Several proposals have been made in which transducers or similar shock wave detectors are connected directly to a rigid target or a rigid member located behind the target, the detectors being adapted to detect shock waves or vibrations generated in the target or member by the impact of a bullet on the target. The signals from the detectors are fed to a calculating device which calculates the position of the bullet or other projectile, and which causes that position to be displayed or stored. Specifications that disclose the systems of this general type are U.S. Pat. No. 2,973,964 (Zito) and U.S. Pat. No. 3,678,495 (Gilbert). Both these particular systems suffer from the disadvantage that a rigid target or member must be used, and the rigid target or member must be replaced after a certain period of use, since otherwise the target or member will be perforated by bullets fired at the target and then the target or member will not satisfactorily transmit the shock waves or vibrations generated when a bullet impinges on the target. Also, if a rigid target is used, with very accurate marksmen a hole will soon be generated in the region of the "bull" of the target, this hole having a diameter greater than the diameter of the bullets being fired at the target. Thus after a period of time a bullet may pass through this hole without generating shock waves, and a shot that should be recorded as a "bull" will be recorded as a "miss". Furthermore since the transducers are spaced around the periphery of the target or member the transducers may themselves be hit by bullets fired at the target, and thus the transducers may be damaged. Thus these systems suffer from the disadvantage of expense in that both the targets or rigid members and the transducers will have to be replaced at frequent intervals.
Various alternative proposals have been made in which transducers or the like are utilised to detect an air-carried shock wave generated by a bullet or projectile which travels at a speed faster than the speed of sound in air. Such a projectile can be called a supersonic projectile. One very simple proposal of this type is disclosed in U.S. Pat. No. 2,783,047 (Faxen) in which a single shock wave sensitive device is operated to generate a signal in response to a shock wave generated by a supersonic projectile such as bullet and impinging on the device. The shock wave sensitive device is mounted in a target area zone bounded by a wall so that the device will be responsive to shock wave impulses produced by bullets entering the target area but not those produced by projectiles which pass outside the target area. It will be appreciated, therefore, that this particular arrangement will only be able to distinguish between a "hit" and a "miss" and will not be able to provide any accurate information concerning the precise position at which a bullet impinged upon the target area. A further proposal in which airborne acoustic shock waves produced by a supersonic projectile such as a bullet are utilised is described in U.S. Pat. No. 3,778,059 (Rohrbaugh) and in this Specification two metal rods are located respectively adjacent the base and one side edge of the target, there being acoustic transducers attached to the ends of the rods. When a bullet is fired at the target the shock wave generated by the bullet will impinge on the rods, and a resultant acoustic wave generated by the rods will be transmitted to the tranducers which subsequently produce an electric signal. The resultant signals are fed to a timing and calculating device which calculates the position of the trajectory of the bullet and permits the position at which the bullet hits the target to be displayed on a device such as a cathode ray tube.

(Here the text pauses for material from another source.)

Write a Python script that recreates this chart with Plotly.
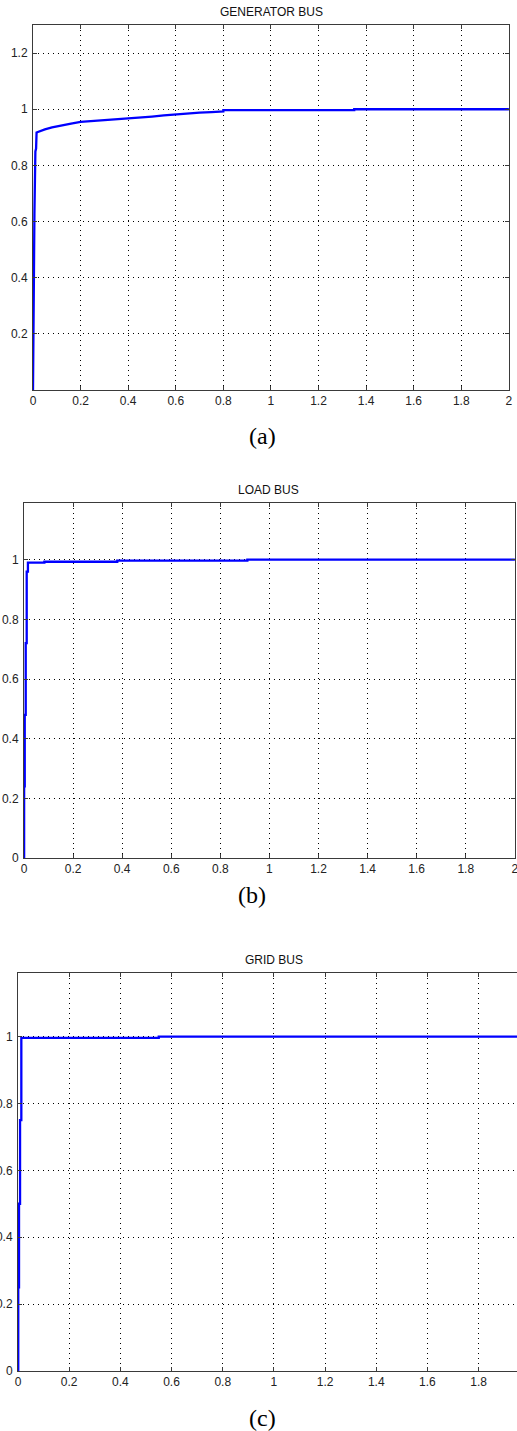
import plotly.graph_objects as go

W, H = 517, 1431

# ---- data ----
gen_t = [0, 0.001, 0.003, 0.006, 0.010, 0.013, 0.015, 0.03, 0.05, 0.08, 0.12, 0.16,
         0.2, 0.25, 0.3, 0.35, 0.4, 0.45, 0.5, 0.55, 0.6, 0.65, 0.7, 0.75, 0.8, 0.8,
         1.35, 1.35, 2.0]
gen_v = [0, 0.21, 0.42, 0.63, 0.85, 0.86, 0.917, 0.922, 0.928, 0.935, 0.943, 0.949,
         0.955, 0.958, 0.961, 0.963, 0.966, 0.970, 0.974, 0.978, 0.982, 0.985, 0.988,
         0.990, 0.992, 0.997, 0.997, 1.0, 1.0]

load_t = [0, 0.0005, 0.003, 0.007, 0.011, 0.016, 0.083, 0.38, 0.91, 2.0]
load_v = [0, 0.24, 0.48, 0.72, 0.96, 0.99, 0.993, 0.997, 1.0, 1.0]

grid_t = [0, 0.001, 0.004, 0.008, 0.013, 0.55, 2.0]
grid_v = [0, 0.25, 0.5, 0.75, 0.996, 1.0, 1.0]

titles = ["GENERATOR BUS", "LOAD BUS", "GRID BUS"]
captions = ["(a)", "(b)", "(c)"]

x_ticks = [0, 0.2, 0.4, 0.6, 0.8, 1, 1.2, 1.4, 1.6, 1.8, 2]
x_tick_text = ["0", "0.2", "0.4", "0.6", "0.8", "1", "1.2", "1.4", "1.6", "1.8", "2"]
y_ticks_a = [0.2, 0.4, 0.6, 0.8, 1, 1.2]
y_ticks_a_text = ["0.2", "0.4", "0.6", "0.8", "1", "1.2"]
y_ticks_bc = [0, 0.2, 0.4, 0.6, 0.8, 1]
y_ticks_bc_text = ["0", "0.2", "0.4", "0.6", "0.8", "1"]

# ---- layout geometry (pixels) ----
def px_x(a, b):
    return [a / W, min(b / W, 1.0)]

def px_y(top, bottom):
    return [1 - bottom / H, 1 - top / H]

panels = [
    dict(x=px_x(33, 509), y=px_y(25, 390), xr=[0, 2.0005], yr=[0, 1.3],
         yt=y_ticks_a, ytt=y_ticks_a_text, title_x=271, title_y=12, cap_x=262, cap_y=436,
         t=gen_t, v=gen_v, shape="linear", mirror_y="ticks"),
    dict(x=px_x(24, 515), y=px_y(503, 858), xr=[0, 2.0005], yr=[0, 1.19],
         yt=y_ticks_bc, ytt=y_ticks_bc_text, title_x=268, title_y=490, cap_x=252, cap_y=895,
         t=load_t, v=load_v, shape="hv", mirror_y="ticks"),
    dict(x=px_x(18, 517), y=px_y(973, 1371), xr=[0, 1.95], yr=[0, 1.19],
         yt=y_ticks_bc, ytt=y_ticks_bc_text, title_x=274, title_y=960, cap_x=262, cap_y=1418,
         t=grid_t, v=grid_v, shape="hv", mirror_y=False),
]

fig = go.Figure()
tick_font = dict(family="Liberation Sans, Arial, sans-serif", size=12, color="#222222")
annotations = []

for i, p in enumerate(panels):
    n = "" if i == 0 else str(i + 1)
    fig.add_trace(go.Scatter(
        x=p["t"], y=p["v"], mode="lines",
        line=dict(color="#0000FF", width=2.3, shape=p["shape"]),
        xaxis="x" + n, yaxis="y" + n, showlegend=False, hoverinfo="skip"))
    common = dict(showline=True, linecolor="#3a3a3a", linewidth=1, automargin=False,
                  showgrid=True, gridcolor="#000000", gridwidth=1, griddash="1px,4px",
                  zeroline=False, ticks="inside", ticklen=4, tickcolor="#3a3a3a",
                  tickfont=tick_font, ticklabeloverflow="allow")
    fig.update_layout(**{
        "xaxis" + n: dict(domain=p["x"], range=p["xr"], anchor="y" + n,
                          tickvals=x_ticks, ticktext=x_tick_text, mirror="ticks",
                          **common),
        "yaxis" + n: dict(domain=p["y"], range=p["yr"], anchor="x" + n,
                          tickvals=p["yt"], ticktext=p["ytt"], mirror=p["mirror_y"],
                          ticklabelstandoff=2, **common),
    })
    annotations.append(dict(
        text=titles[i], x=p["title_x"] / W, y=1 - p["title_y"] / H,
        xref="paper", yref="paper",
        showarrow=False, xanchor="center", yanchor="middle",
        font=dict(family="Liberation Sans, Arial, sans-serif", size=12, color="#111111")))
    annotations.append(dict(
        text=captions[i], x=p["cap_x"] / W, y=1 - p["cap_y"] / H,
        xref="paper", yref="paper", showarrow=False, xanchor="center", yanchor="middle",
        font=dict(family="Liberation Serif, Times New Roman, serif", size=24,
                  color="#000000")))

fig.update_layout(
    width=W, height=H, margin=dict(l=0, r=0, t=0, b=0, autoexpand=False),
    paper_bgcolor="white", plot_bgcolor="white", showlegend=False,
    annotations=annotations)

fig.write_html(
    "out.html", config={"displayModeBar": False},
    post_script="document.body.style.margin='0px';document.body.style.overflow='hidden';")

A further proposed arrangement is described in U.S. Pat. No. 3,489,413 (Groder) and this Specification discloses the use of bi-directional transducers each adapted to detect whether a shock wave generated by a supersonic projectile and impinging on the transducer originates from the left or right of the central axis of the transducer. The specification describes an arrangement in which a plurality of transducers is arranged in a row adjacent the base of the target, and a further plurality of transducers is arranged in a column adjacent the side of the target. In view of the nature of the system it is only possible to determine which broad area of the target was impinged upon by any particular bullet since it will only be possible to determine the position of the bullet by reference to the two transducers at the base of the target between which the bullet passed and the corresponding two transducers at the side of the target. Thus the system only has very limited accuracy and furthermore the transducers provided at the side of the target are susceptible to damage by inaccurate firing.
A further prior proposal is disclosed in U.S. Pat. No. 2,925,582 (Mattei) and this Specification discloses the use of four transducers spaced around the periphery of a target area, signals derived by the four transducers when a bullet is fired at the target being fed to an appropriate calculating and display device adapted to calculate and display the position of the bullet. The calculating device initially determines the duration of the shock wave detected by each transducer, since the duration of the shock wave increases with increasing distance from the origin of the shock waves. Signals representative of the durations of the shock wave control the beam scanning circuits of a display device. This prior proposed arrangement suffers from the disadvantage that at least three of the transducers are exposed to fire from the marksmen and are thus susceptible to damage. Furthermore, the levels of accuracy obtainable with the system described in this U.S. Specification are not very high.
It will be appreciated that the prior art discussed above discloses the general use of transducers to detect shock waves present in a rigid target or to detect airborne shock waves generated by a projectile such as a bullet, but all the prior proposed arrangements suffer from either the disadvantage that the arrangement does not provide an accurate indication of the precise position of the bullet, or the disadvantage that the transducers are in a position in which they may be damaged by bullets hitting the transducers. Furthermore, some of the prior proposals suffer from the disadvantage that rigid targets must be provided which must be replaced regularly to ensure that shock waves are transmitted satisfactorily through the rigid targets.